Letters

Featured Letter: Preserve our (flawed) history

The United Methodist Church building in Southold, built in 1794, went on the market last year. (Credit: Barbaraellen Koch, file)
The United Methodist Church building in Southold, built in 1794, went on the market last year. (Credit: Barbaraellen Koch, file)

To the editor:

Hooray for Leslie Weisman, chair of the Southold Town Board of Zoning, for attempting to protect our historic churches. I never drive by the Methodist church in Cutchogue without reflecting on its exquisite proportions. I feel equally passionate over the town’s other houses of worship, especially the Presbyterian churches in Southold and Mattituck; big, bold Ostrabrama; Our Lady of Good Counsel, which looks more like an Anglican church in the Cotswolds than anything Roman Catholic. And what about poor dilapidated Sacred Heart in Cutchogue? Can we please save that gem of a wood pile, too, which I affectionately refer to as Our Lady of Carmel (California)?

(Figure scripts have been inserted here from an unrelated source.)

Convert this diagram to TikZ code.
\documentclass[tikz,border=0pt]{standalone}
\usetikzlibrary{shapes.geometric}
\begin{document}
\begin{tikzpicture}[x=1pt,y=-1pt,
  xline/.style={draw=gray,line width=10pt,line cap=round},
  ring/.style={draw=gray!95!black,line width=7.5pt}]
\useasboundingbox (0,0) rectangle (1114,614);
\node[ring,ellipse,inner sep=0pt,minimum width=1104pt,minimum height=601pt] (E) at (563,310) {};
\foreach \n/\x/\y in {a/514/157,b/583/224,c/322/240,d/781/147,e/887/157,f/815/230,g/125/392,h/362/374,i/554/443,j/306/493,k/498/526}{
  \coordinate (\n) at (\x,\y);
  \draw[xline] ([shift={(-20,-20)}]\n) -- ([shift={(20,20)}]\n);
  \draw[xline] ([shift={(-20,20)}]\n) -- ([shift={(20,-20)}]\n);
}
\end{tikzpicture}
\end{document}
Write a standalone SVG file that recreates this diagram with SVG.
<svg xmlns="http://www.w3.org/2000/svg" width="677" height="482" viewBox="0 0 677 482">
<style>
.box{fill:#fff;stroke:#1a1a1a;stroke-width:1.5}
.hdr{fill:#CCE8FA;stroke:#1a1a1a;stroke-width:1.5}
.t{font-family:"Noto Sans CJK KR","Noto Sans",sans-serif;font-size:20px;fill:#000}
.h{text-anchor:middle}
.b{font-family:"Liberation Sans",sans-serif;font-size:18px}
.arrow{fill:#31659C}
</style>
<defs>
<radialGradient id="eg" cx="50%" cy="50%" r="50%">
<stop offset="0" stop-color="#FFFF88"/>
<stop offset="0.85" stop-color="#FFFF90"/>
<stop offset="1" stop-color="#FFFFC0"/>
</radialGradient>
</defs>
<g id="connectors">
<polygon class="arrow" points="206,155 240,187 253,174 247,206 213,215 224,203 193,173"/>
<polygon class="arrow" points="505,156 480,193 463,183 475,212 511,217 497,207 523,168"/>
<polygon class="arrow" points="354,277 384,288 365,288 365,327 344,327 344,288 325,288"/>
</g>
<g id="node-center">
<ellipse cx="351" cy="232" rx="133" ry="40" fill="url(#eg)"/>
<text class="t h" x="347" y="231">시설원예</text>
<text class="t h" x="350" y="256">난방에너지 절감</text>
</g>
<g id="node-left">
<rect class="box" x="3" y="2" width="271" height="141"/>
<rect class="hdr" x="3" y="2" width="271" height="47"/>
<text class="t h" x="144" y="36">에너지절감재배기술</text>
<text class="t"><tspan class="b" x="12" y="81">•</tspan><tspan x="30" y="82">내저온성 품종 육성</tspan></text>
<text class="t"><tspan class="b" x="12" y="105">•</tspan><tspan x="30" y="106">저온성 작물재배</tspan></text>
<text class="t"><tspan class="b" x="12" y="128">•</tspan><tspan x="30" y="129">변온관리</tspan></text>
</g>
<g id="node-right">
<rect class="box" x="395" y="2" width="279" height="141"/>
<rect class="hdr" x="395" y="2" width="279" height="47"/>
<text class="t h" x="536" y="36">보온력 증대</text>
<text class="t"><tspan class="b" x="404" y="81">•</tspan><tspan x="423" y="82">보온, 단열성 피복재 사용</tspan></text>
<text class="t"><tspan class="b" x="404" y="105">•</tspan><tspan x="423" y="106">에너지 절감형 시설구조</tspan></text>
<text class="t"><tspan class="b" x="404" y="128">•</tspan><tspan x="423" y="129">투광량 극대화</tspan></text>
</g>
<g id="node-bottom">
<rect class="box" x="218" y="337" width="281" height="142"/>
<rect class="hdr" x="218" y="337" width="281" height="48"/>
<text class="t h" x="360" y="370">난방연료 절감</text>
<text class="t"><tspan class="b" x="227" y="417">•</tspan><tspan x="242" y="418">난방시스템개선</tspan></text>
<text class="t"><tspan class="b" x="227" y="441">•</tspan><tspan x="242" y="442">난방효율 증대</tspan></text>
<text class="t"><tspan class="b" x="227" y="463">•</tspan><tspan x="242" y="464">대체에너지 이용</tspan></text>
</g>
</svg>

As for getting to know Jack McGreevy better — great, but he’s still an ideologue who uses religion to justify his bigotry. Let’s be honest, the early churches of Southold were once filled with intolerant and self-righteous Puritans, while those sympathetic to slavery also prayed together some 200 years later. The architectural glory of our churches is a legacy of a spiritual quest that transcends small-minded thinking. On the other hand, people like Mr. McGreevy are the reason I stopped attending church 50 years ago. I feel like I’ve known him all my life.